Without the change, Oklahoma was staring at 25% cuts to Medicaid providers, something that would have force many of them to stop seeing low-income patients. Under the proposal, accepting Medicaid expansion would allow Oklahoma to move 175,000 women and children into subsidized coverage while opening Medicaid to 628,000 working-age adults.
According to news reports, the state will fund its 10% share of expansion with a $1.50 per pack increase on cigarette taxes.
Lawmakers who had resisted Medicaid expansion in the past said current realities demand the change. Oklahoma’s Medicaid chief, Nico Gomez, said without expansion, rural providers would not survive and would have to relocate. A hospital executive said as many as 33,000 rural residents would lose access to care.
For Fallin, it’s quite an about face. As Forbes noted, she parted with a Taxpayer Protection Pledge to “oppose a veto and any and all efforts to raise taxes,” as she worked to fill a $1.3 billion budget gap created, in part, by slumping oil prices.
But the reversal isn’t a total surprise for those who have followed HHS Secretary Sylvia Mathews Burwell over the past year. In a July 2015 address to the National Governors’ Association, with Fallin at the table, Burwell pledged to work with those remaining states that had not expanded Medicaid—and try, where possible, to find common ground over issues like work requirements.

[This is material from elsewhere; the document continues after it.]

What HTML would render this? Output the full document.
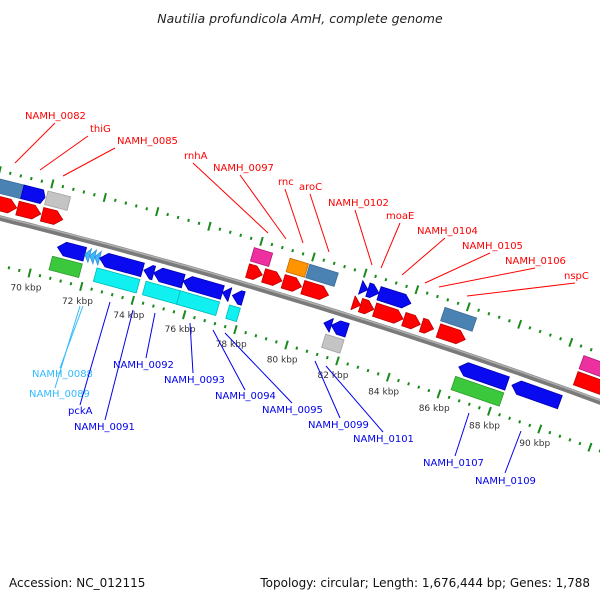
<!DOCTYPE html>
<html><head><meta charset="utf-8">
<style>
html,body{margin:0;padding:0;background:#fff;}
svg{display:block;}
text{font-family:"DejaVu Sans","Liberation Sans",sans-serif;}
</style></head>
<body>
<svg id="map" width="600" height="600" viewBox="0 0 600 600">
<rect width="600" height="600" fill="#fff"/>
<text x="300" y="23" text-anchor="middle" font-size="12.5" font-style="italic" fill="#222">Nautilia profundicola AmH, complete genome</text>
<text x="9" y="587" font-size="12" fill="#111">Accession: NC_012115</text>
<text x="590" y="587" text-anchor="end" font-size="12" fill="#111">Topology: circular; Length: 1,676,444 bp; Genes: 1,788</text>
<g id="rulers"></g>
<g id="backbone"></g>
<g id="features"></g>
<g id="labels"></g>
</svg>
<script>
// ---- data ----
const featStart = [67.3,69.0,69.91,77.81,79.19,79.95,82.0,82.28,82.71,85.19,90.62,
  67.3,68.97,69.91,77.81,78.43,79.19,79.95,81.9,82.19,82.74,83.88,84.57,85.23,90.62,
  70.77,71.82,72.01,72.20,72.39,74.10,74.48,75.62,77.14,77.53,81.09,81.38,86.38,88.47,
  70.67,72.39,74.29,75.62,77.53,81.28,86.38];
const featEnd = [69.0,69.86,70.77,78.52,79.90,81.05,82.28,82.71,83.95,86.42,92.2,
  68.94,69.86,70.70,78.38,79.14,79.90,80.95,82.19,82.71,83.85,84.52,85.04,86.28,92.2,
  71.82,72.01,72.20,72.39,74.05,74.48,75.62,77.14,77.43,77.95,81.38,82.0,88.28,90.37,
  71.82,74.05,75.62,77.14,77.95,82.0,88.28];
const featTrack = [2,2,2,2,2,2,2,2,2,2,2,
  1,1,1,1,1,1,1,1,1,1,1,1,1,1,
  -1,-1,-1,-1,-1,-1,-1,-1,-1,-1,-1,-1,-1,-1,
  -2,-2,-2,-2,-2,-2,-2];
const featType = ['steel','blueBox','gray','pink','orange','steel','blueFwd','blueFwd','blueFwd','steel','pink',
  'cds','cds','cds','cds','cds','cds','cds','cds','cds','cds','cds','cds','cds','cds',
  'rcds','trna','trna','trna','rcds','rcds','rcds','rcds','rcds','rcds','rcds','rcds','rcds','rcds',
  'green','cyan','cyan','cyan','cyan','gray','green'];
const tickKbp = [70,72,74,76,78,80,82,84,86,88,90];
const tickLabels = ['70 kbp','72 kbp','74 kbp','76 kbp','78 kbp','80 kbp','82 kbp','84 kbp','86 kbp','88 kbp','90 kbp'];
const geneLabels = ['NAMH_0082','thiG','NAMH_0085','rnhA','NAMH_0097','rnc','aroC','NAMH_0102','moaE','NAMH_0104','NAMH_0105','NAMH_0106','nspC',
  'NAMH_0088','NAMH_0089','pckA','NAMH_0091','NAMH_0092','NAMH_0093','NAMH_0094','NAMH_0095','NAMH_0099','NAMH_0101','NAMH_0107','NAMH_0109'];

// ---- layout / style ----
const R = 5700, BX = 300, BY = 301, ANG = 17*Math.PI/180;
const nx = Math.sin(ANG), ny = -Math.cos(ANG);
const CX = BX - R*nx, CY = BY - R*ny;
const PHI0 = Math.atan2(ny, nx);
const PXK = 26.9;
function P(k, d){ const phi = PHI0 + (k-80)*PXK/R; const r = R + d; return [CX + r*Math.cos(phi), CY + r*Math.sin(phi)]; }
const trackD = {'2':31,'1':14,'-1':-14,'-2':-31};
const colors = {steel:'#4a82b4',blueBox:'#0a0af0',gray:'#c4c4c4',pink:'#ee2fa0',orange:'#ff9400',blueFwd:'#0a0af0',
  cds:'#ff0000',rcds:'#0a0af0',trna:'#40b8ff',green:'#3cc83c',cyan:'#10f0f0'};
const shades = {steel:'#3a6a94',blueBox:'#0000b0',gray:'#a0a0a0',pink:'#b01a78',orange:'#c06a00',blueFwd:'#0000b0',
  cds:'#c00000',rcds:'#0000b0',trna:'#2a90d0',green:'#2a9a2a',cyan:'#00b8b8'};
const NS = 'http://www.w3.org/2000/svg';
function mk(tag, attrs, parent){ const e = document.createElementNS(NS, tag); for (const k in attrs) e.setAttribute(k, attrs[k]); parent.appendChild(e); return e; }
const pt = p => p[0].toFixed(1)+','+p[1].toFixed(1);

// rulers
const rul = document.getElementById('rulers');
[46,-46].forEach(function(d){
  for (let i = 168; i <= 232; i++){
    const k = i*0.4;
    const major = (i % 5 === 0);
    const len = major ? 4.5 : 1.5;
    const a = P(k, d-len), b = P(k, d+len);
    const t = mk('line', {x1:a[0],y1:a[1],x2:b[0],y2:b[1],stroke:'#1a8a1a','stroke-width':2}, rul);
    
    
  }
});
tickKbp.forEach(function(k, i){
  const p = P(k, -61);
  const t = mk('text', {x:p[0], y:p[1]+3, 'text-anchor':'middle','font-size':'9', fill:'#333'}, rul);
  t.textContent = tickLabels[i];
  
  
});

// backbone
const bb = document.getElementById('backbone');
let dpath = '';
for (let k = 66; k <= 94; k += 0.5){ const p = P(k, 0); dpath += (dpath ? 'L' : 'M') + pt(p); }
const bl = mk('path', {d:dpath, stroke:'#7a7a7a','stroke-width':5.5, fill:'none'}, bb);


let dpath2 = '';
for (let k = 66; k <= 94; k += 0.5){ const p = P(k, 1.5); dpath2 += (dpath2 ? 'L' : 'M') + pt(p); }
const bl2 = mk('path', {d:dpath2, stroke:'#b0b0b0','stroke-width':1.5, fill:'none'}, bb);



// features
const fg = document.getElementById('features');
const H = 7;
for (let i = 0; i < featStart.length; i++){
  const s = featStart[i], e = featEnd[i], d = trackD[featTrack[i]], ty = featType[i];
  const head = Math.min(0.28, e - s);
  let pts;
  if (ty === 'cds' || ty === 'blueFwd' || ty === 'blueBox'){
    const hd = ty === 'blueBox' ? Math.min(0.12, e-s) : head;
    pts = [P(s,d+H),P(e-hd,d+H),P(e,d),P(e-hd,d-H),P(s,d-H)];
  } else if (ty === 'rcds' || ty === 'trna'){
    pts = [P(e,d+H),P(s+head,d+H),P(s,d),P(s+head,d-H),P(e,d-H)];
  } else {
    pts = [P(s,d+H),P(e,d+H),P(e,d-H),P(s,d-H)];
  }
  const poly = mk('polygon', {points:pts.map(pt).join(' '), fill:colors[ty], stroke:shades[ty], 'stroke-width':0.8}, fg);
  
  
}

// gene labels (annotation layout)
const labelPos = [[25,119],[90,132],[117,144],[184,159],[213,171],[278,185],[299,190],[328,206],[386,219],[417,234],[462,249],[505,264],[564,279],
  [32,377],[29,397],[68,414],[74,430],[113,368],[164,383],[215,399],[262,413],[308,428],[353,442],[423,466],[475,484]];
const lineEnds = [[55,123,15,163],[88,136,40,170],[115,148,63,176],[193,163,268,233],[240,175,286,239],[285,189,303,243],[310,194,329,252],[355,210,372,265],[400,223,381,268],[445,238,402,275],[490,253,425,283],[535,268,439,287],[575,283,467,296],
  [83,306,60,368],[80,306,55,388],[110,302,80,405],[133,310,105,420],[155,313,146,358],[190,323,193,373],[213,330,245,390],[225,333,292,403],[315,361,340,418],[326,366,383,432],[469,413,455,456],[521,431,505,473]];
const lg = document.getElementById('labels');
for (let i = 0; i < geneLabels.length; i++){
  const upper = i < 13, cyanL = (i === 13 || i === 14);
  const col = upper ? '#ff0000' : (cyanL ? '#33bbff' : '#0000ee');
  const L = lineEnds[i];
  const ln = mk('line', {x1:L[0],y1:L[1],x2:L[2],y2:L[3],stroke:col,'stroke-width':1}, lg);
  
  
  const t = mk('text', {x:labelPos[i][0], y:labelPos[i][1], 'font-size':'10', fill:col}, lg);
  t.textContent = geneLabels[i];
  
  
}
</script>
</body></html>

Burwell’s posture was seen as an attempt to get as many states into the expansion column as possible before President Obama’s term ends in January. Once states extend coverage to residents, it’s very hard to take it away.
In fact, Michael E. Chernew, PhD, of Harvard and the co-editor-in-chief of The American Journal of Managed Care, predicted at the recent meeting of the ACO and Emerging Healthcare Delivery Coalition that more states would seek expansion if it appears the ACA will survive.